# Bully-Beef and Pozzy



## Hobilar (Nov 4, 2007)

The staple diet of the British 'Tommy' during the Great War consisted mainly of Bully-Beef, Meconochie (tinned vegatable stew with meat gravy) or sometimes M&V (Meat and vegatables).

For Breakfast there might be a little Bacon, and there was always a good supply of ration biscuits which were often so hard that they needed to be broken up and soaked in water for a couple of days, and plum and apple jam, known to the troops as 'Pozzy'.

There was also Tea to wash down the meal and revive spirits. Made with condensed Milk, and using water that often retained the tang of petrol from the cans in which it was carried.

If he was lucky he might receive a parcel from home containing little extra items like cake or chocolate which he would share among his comrades. When out of the line there was always the local _Estaminet_ to go to for a meal of egg and chips, and a glass or two of watery French beer or wine.

Many units, when out of the line and in hutted camps would tend allotments where supplies of other vegatables could be grown.

Poor as this diet would seem today, the 'Tommy' was a lot better off than his German counterpart, and more often than not, better fed than many civilian families residing near the War zone.


----------



## Emac44 (Nov 10, 2007)

I know Hobilar. Have read some of the dietry staples and menus that the front line Commonwealth Troops were fed during World War 1. The Australians referred to ration biscuits as ANZAC Waffers. You needed the usual false teeth and jack hammers to crack or crush them into a stew. Bully Beef the Troops depised it. And most times the Bacon was that rancid and mouldy it would appear to be camoflagued. But I suppose the weevils enjoyed the varying colours of the meat because the Troops bloody didn't. 

And the Jam Tins especially on Gallipoli were used once emptied as make shift bombs with a fuse and lid placed back onto the tin.

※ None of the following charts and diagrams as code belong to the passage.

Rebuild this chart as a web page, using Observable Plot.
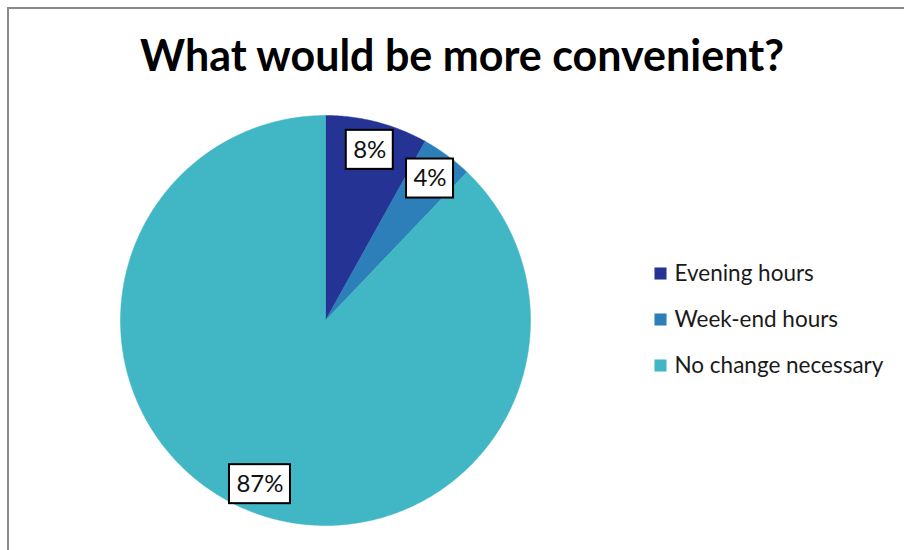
<!DOCTYPE html>
<html><head><meta charset="utf-8">
<script src="https://cdn.jsdelivr.net/npm/d3@7"></script>
<script src="https://cdn.jsdelivr.net/npm/@observablehq/plot@0.6"></script>
<style>
body{margin:0;background:#fff;}
#wrap{position:relative;width:904px;height:550px;overflow:hidden;background:#fff;}
#frame{position:absolute;left:7px;top:7px;width:1200px;height:1200px;border-left:2px solid #8a8a8a;border-top:2px solid #8a8a8a;}
#title{position:absolute;left:0;width:924px;top:29px;text-align:center;font-family:Lato,sans-serif;font-weight:bold;font-size:43px;color:#000;line-height:1.2;z-index:2;}
#chart{position:absolute;left:0;top:0;}
</style></head>
<body>
<div id="wrap"><div id="frame"></div><div id="chart"></div><div id="title">What would be more convenient?</div></div>
<script>
const categories = ["Evening hours", "Week-end hours", "No change necessary"];
const values = [8, 4, 87];
const valueLabels = ["8%", "4%", "87%"];
const colors = ["#253494", "#2c7fb8", "#41b6c4"];

const W = 904, H = 550, cx = 325, cy = 320, R = 205;
const ux = p => (p - cx) / R;
const uy = p => (cy - p) / R;

const arcs = d3.pie().sort(null).value(d => d)(values);
const slicePts = [];
arcs.forEach((a, i) => {
  const name = categories[i];
  slicePts.push({name, x: 0, y: 0});
  const n = Math.max(2, Math.ceil((a.endAngle - a.startAngle) / (Math.PI / 360)));
  for (let k = 0; k <= n; k++) {
    const t = a.startAngle + (a.endAngle - a.startAngle) * k / n;
    slicePts.push({name, x: Math.sin(t), y: Math.cos(t)});
  }
  slicePts.push({name, x: 0, y: 0});
});

const lr = 0.86;
const labelData = arcs.map((a, i) => {
  const m = (a.startAngle + a.endAngle) / 2;
  const w = 19 + 14 * valueLabels[i].length, h = 39;
  const x = lr * Math.sin(m), y = lr * Math.cos(m);
  return {text: valueLabels[i], x, y, x1: x - w / 2 / R, x2: x + w / 2 / R, y1: y - h / 2 / R, y2: y + h / 2 / R};
});

const legendRows = [273, 319, 365];
const legendData = categories.map((c, i) => ({name: c, y: uy(legendRows[i])}));

const chart = Plot.plot({
  width: W, height: H,
  margin: 0,
  x: {domain: [ux(0), ux(W)], range: [0, W], axis: null},
  y: {domain: [uy(0), uy(H)], range: [0, H], axis: null},
  color: {domain: categories, range: colors, legend: false},
  style: {background: "transparent", fontFamily: "Lato, sans-serif"},
  marks: [
    Plot.line(slicePts, {x: "x", y: "y", z: "name", fill: "name", stroke: "name", strokeWidth: 0.5, curve: "linear"}),
    Plot.rect(labelData, {x1: "x1", x2: "x2", y1: "y1", y2: "y2", fill: "white", stroke: "black", strokeWidth: 2}),
    Plot.text(labelData, {x: "x", y: "y", text: "text", fontSize: 24, fill: "#111"}),
    Plot.dot(legendData, {x: ux(660), y: "y", symbol: "square", r: 6.8, fill: "name", stroke: "none"}),
    Plot.text(legendData, {x: ux(674), y: "y", text: "name", textAnchor: "start", fontSize: 22.5, fill: "#1a1a1a"})
  ]
});
document.getElementById("chart").appendChild(chart);
</script>
</body></html>
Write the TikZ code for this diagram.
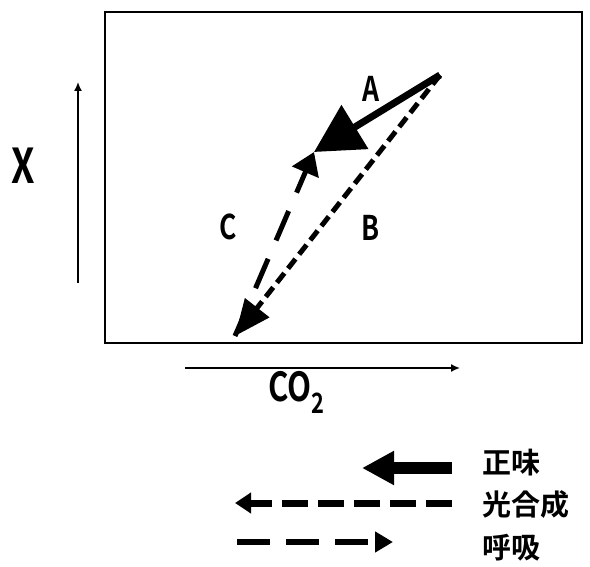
\documentclass[tikz,border=0pt]{standalone}
\usepackage{fontspec}
\setmainfont{Noto Sans CJK JP}[BoldFont={* Bold}]
\newfontfamily\latfont{Noto Sans CJK JP}[FakeStretch=0.78, BoldFont={* Bold}]
\usetikzlibrary{arrows.meta, positioning}

\begin{document}
\begin{tikzpicture}[x=1pt, y=-1pt,
    lbl/.style={font=\latfont\bfseries\fontsize{34}{34}\selectfont, inner sep=0pt},
    leg/.style={anchor=west, font=\bfseries\fontsize{29}{29}\selectfont, inner sep=0pt},
    ax/.style={line width=1.6pt, -{Latex[length=9pt, width=8pt]}},
    net/.style={line width=7pt, -{Triangle[length=48pt, width=50pt]}},
    photo/.style={line width=5pt, dash pattern=on 12pt off 6pt, -{Triangle[length=36pt, width=30pt]}},
    resp/.style={line width=5pt, dash pattern=on 32pt off 20pt, -{Triangle[length=22pt, width=28pt]}}]
    \useasboundingbox (0,0) rectangle (590,567);
    \node[draw, line width=2pt, minimum width=477pt, minimum height=331pt] (frame) at (343.5,177.5) {};
    % the three vectors
    \coordinate (p) at (440,75);
    \coordinate (q) at (235,336);
    \coordinate (r) at (314,152);
    \draw[photo] (p) -- (q);
    \draw[resp] (q) -- (r);
    \draw[net] (p) -- (r);
    \node[lbl] (a) at (371,89) {A};
    \node[lbl] (b) at (371,228) {B};
    \node[lbl] (c) at (228,227) {C};
    % axes
    \coordinate (y0) at (78,283);
    \coordinate (y1) at (78,82);
    \coordinate (x0) at (185,368);
    \coordinate (x1) at (460,368);
    \draw[ax] (y0) -- (y1);
    \draw[ax] (x0) -- (x1);
    \node[lbl, font=\latfont\bfseries\fontsize{48}{48}\selectfont] (xl) at (23,166) {X};
    \node[lbl, font=\latfont\bfseries\fontsize{40}{40}\selectfont, anchor=west] (co) at (268,392) {CO\textsubscript{2}};
    % legend
    \node[leg] (n1) at (482,463) {正味};
    \node[leg] (n2) at (482,505) {光合成};
    \node[leg] (n3) at (482,548) {呼吸};
    \coordinate (l1) at (452,468);
    \coordinate (l2) at (452,503);
    \coordinate (l3) at (237,542);
    \draw[line width=12pt, -{Triangle[length=32pt, width=32pt]}] (l1) -- (362,468);
    \draw[line width=7pt, dash pattern=on 26pt off 10pt, -{Triangle[length=16pt, width=20pt]}] (l2) -- (235,503);
    \draw[line width=6pt, dash pattern=on 33pt off 16pt, -{Triangle[length=18pt, width=20pt]}] (l3) -- (393,542);
\end{tikzpicture}
\end{document}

Or tied to barb wire entanglements as a warning device.

And the parcels from home containing Cake Sweets Cigarettes or Tobacco Playing Cards Woolen Clothing Scarves Gloves and Writing Paper and even Toilet Paper Post Cards Photos and the occassional bottle of Rhemy Rum or Brandy. Some kindly old Woman back in Aussie sneaking a bottle of alcohol into the parcel under the nose of her colleagues in a Church Group Volunteer packing parcels for the Boys. In Australia this was called Billy's for the Boys. I suspect British Mums and Sisters etc Did the same for their men on the front lines Hobilar. But I would say that the Germans and Austrians back home did the same for their troops


----------